• MATERIAL SHOWN

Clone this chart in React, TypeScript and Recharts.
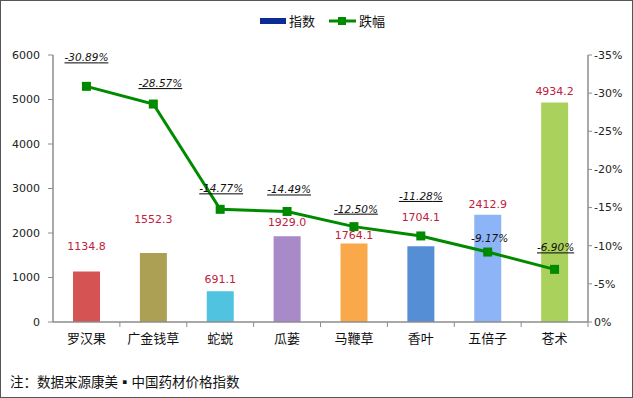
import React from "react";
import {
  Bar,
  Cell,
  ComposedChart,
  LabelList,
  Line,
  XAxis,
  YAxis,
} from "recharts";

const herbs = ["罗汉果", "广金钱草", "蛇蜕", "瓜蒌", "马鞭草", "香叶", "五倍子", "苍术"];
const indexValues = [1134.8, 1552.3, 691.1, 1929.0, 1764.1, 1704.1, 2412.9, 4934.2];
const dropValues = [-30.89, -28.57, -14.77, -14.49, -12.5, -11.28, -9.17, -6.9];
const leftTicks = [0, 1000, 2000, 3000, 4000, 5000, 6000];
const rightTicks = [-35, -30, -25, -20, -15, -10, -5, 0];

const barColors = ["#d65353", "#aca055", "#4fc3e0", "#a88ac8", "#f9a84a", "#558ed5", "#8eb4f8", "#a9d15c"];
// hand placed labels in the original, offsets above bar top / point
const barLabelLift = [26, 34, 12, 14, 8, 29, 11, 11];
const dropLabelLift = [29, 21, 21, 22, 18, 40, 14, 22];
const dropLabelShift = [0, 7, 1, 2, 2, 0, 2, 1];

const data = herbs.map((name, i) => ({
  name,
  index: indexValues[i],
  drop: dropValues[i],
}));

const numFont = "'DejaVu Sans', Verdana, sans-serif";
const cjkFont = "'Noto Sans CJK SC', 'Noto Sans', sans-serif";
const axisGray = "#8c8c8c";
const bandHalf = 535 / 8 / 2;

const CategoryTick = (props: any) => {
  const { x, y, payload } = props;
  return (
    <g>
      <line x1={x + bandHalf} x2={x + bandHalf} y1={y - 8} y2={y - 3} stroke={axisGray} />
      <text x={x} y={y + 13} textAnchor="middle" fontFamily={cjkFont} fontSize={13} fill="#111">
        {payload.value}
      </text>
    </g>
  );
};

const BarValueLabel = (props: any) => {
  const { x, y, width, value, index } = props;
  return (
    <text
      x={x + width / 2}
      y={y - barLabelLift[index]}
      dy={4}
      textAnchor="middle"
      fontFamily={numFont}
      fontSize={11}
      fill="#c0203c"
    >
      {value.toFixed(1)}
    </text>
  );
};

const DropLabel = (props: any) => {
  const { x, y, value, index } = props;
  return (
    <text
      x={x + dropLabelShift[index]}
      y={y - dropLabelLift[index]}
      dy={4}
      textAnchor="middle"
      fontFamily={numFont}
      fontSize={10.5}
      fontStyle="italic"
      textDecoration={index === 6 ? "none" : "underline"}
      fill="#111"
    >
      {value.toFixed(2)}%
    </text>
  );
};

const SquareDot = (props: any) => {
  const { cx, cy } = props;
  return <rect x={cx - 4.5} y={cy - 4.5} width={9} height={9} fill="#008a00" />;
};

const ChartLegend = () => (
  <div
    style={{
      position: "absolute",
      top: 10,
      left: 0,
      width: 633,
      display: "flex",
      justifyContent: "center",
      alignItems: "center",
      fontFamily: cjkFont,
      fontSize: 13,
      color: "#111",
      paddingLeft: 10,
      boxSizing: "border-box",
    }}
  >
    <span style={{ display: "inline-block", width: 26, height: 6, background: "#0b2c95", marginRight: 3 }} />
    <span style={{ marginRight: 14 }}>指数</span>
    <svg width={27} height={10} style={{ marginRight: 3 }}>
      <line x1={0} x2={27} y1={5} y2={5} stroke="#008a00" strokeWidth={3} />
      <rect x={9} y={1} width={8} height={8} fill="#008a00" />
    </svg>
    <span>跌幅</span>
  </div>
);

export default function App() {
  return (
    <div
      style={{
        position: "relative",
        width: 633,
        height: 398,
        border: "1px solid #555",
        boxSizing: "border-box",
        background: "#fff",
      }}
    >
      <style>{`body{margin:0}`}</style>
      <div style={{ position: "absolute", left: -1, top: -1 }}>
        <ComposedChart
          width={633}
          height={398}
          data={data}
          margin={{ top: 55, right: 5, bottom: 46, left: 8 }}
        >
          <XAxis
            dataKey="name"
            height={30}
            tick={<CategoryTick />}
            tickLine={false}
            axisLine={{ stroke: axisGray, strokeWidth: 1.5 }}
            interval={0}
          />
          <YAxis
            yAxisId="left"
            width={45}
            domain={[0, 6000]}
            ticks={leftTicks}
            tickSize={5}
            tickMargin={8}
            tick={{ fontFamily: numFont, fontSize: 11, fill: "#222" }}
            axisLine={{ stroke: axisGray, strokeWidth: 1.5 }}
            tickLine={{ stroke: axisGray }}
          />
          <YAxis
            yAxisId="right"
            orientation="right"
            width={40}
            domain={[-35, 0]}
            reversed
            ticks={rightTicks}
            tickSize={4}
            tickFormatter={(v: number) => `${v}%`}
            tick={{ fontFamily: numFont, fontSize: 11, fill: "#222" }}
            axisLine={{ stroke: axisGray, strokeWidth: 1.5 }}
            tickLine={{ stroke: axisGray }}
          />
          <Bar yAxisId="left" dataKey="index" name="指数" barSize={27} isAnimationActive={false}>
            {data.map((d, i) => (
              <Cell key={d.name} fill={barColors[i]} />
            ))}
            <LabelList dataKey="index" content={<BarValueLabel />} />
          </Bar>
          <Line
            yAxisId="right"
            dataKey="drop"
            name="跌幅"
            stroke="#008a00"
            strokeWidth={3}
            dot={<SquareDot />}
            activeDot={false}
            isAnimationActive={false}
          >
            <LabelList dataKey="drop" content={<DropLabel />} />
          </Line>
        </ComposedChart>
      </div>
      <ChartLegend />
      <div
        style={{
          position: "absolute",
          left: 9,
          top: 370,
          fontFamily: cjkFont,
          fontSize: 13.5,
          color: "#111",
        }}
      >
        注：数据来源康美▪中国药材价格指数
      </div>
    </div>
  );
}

--

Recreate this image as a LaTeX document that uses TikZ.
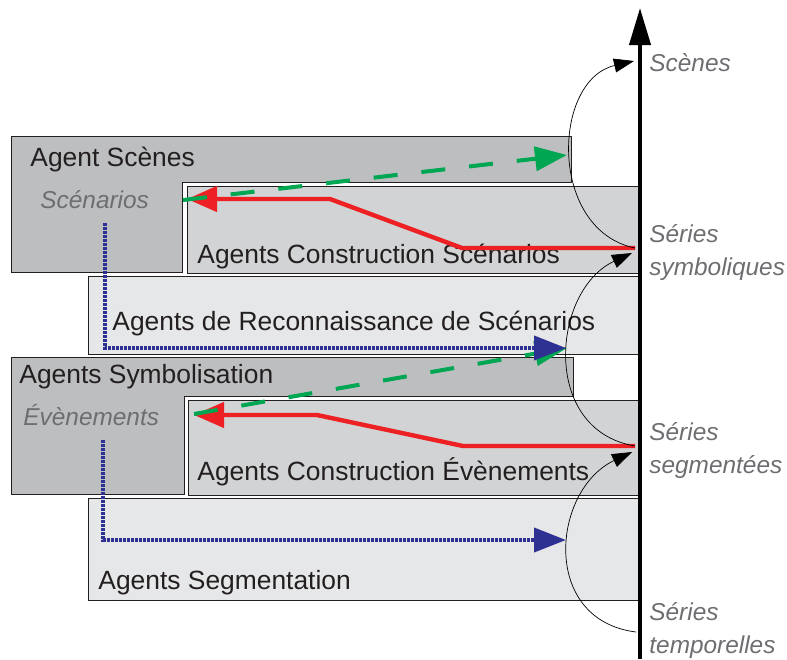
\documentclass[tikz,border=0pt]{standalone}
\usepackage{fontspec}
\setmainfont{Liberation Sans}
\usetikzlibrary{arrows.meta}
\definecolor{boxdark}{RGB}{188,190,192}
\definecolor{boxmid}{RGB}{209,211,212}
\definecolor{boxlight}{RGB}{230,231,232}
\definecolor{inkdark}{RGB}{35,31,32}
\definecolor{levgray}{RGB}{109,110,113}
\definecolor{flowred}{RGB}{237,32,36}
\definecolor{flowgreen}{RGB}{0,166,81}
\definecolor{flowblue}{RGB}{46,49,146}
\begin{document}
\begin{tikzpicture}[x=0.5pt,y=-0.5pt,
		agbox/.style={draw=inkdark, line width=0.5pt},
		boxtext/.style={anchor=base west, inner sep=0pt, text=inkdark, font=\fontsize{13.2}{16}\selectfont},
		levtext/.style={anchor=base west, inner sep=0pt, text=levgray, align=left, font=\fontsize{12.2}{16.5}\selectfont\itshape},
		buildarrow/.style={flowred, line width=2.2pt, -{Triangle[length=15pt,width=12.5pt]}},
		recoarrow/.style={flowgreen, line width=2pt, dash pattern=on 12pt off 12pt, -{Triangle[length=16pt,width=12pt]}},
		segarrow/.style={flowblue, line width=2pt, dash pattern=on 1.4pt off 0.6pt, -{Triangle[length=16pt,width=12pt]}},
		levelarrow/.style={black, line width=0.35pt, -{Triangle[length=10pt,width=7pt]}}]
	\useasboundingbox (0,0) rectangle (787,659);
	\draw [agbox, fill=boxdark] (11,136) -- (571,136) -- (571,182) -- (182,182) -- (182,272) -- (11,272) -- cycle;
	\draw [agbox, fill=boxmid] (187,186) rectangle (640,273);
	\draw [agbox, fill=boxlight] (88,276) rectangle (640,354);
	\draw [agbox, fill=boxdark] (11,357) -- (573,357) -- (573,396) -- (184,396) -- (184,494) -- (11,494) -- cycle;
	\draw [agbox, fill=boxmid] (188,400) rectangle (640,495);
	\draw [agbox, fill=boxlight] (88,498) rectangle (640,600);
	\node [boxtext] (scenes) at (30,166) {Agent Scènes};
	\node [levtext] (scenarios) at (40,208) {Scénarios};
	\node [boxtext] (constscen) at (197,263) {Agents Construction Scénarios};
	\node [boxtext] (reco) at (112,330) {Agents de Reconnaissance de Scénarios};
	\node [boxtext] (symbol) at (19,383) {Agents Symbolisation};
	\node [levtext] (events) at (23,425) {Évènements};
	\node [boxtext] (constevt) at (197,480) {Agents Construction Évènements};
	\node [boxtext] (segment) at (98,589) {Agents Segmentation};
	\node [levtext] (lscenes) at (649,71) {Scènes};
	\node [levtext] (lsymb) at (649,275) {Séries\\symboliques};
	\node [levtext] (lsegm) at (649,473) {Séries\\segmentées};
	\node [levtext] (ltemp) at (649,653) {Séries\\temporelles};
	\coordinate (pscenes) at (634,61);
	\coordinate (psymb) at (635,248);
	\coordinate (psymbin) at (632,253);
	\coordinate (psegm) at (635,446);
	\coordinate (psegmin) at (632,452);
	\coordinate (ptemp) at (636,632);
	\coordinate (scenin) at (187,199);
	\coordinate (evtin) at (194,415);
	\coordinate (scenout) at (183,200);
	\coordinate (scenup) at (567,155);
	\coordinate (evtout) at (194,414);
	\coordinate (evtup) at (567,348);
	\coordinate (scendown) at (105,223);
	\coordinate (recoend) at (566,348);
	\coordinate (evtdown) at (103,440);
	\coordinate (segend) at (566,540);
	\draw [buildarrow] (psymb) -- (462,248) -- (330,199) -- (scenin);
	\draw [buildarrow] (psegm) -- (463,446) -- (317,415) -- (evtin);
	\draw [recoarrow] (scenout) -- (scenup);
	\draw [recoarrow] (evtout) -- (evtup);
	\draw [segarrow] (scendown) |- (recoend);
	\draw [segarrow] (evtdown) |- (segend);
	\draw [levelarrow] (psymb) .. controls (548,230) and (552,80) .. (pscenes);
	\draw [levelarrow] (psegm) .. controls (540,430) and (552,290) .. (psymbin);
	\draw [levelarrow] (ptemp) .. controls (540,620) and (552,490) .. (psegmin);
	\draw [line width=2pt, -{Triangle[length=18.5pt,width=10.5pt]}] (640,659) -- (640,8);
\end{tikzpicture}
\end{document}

...

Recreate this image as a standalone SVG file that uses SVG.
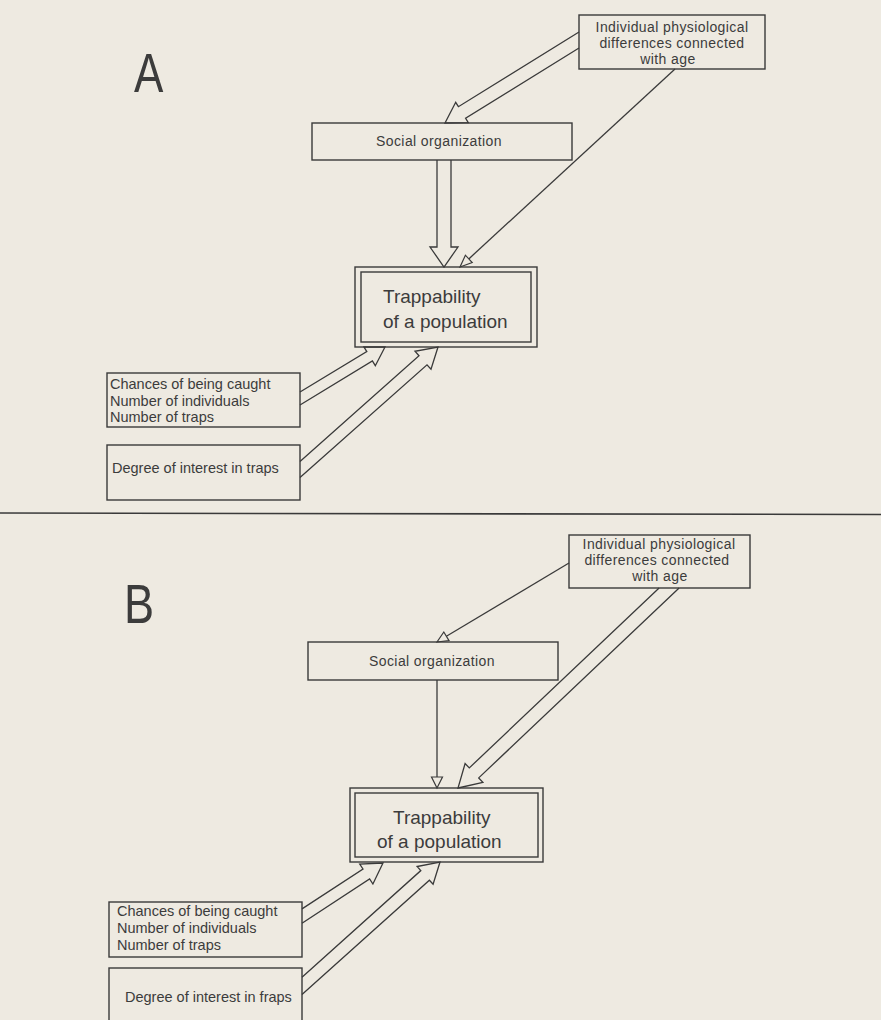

• SET EXERCISE
Some lines of the data above may hold the word "that"; report how many do, and nothing else.

• REPLY TO THE TASK
2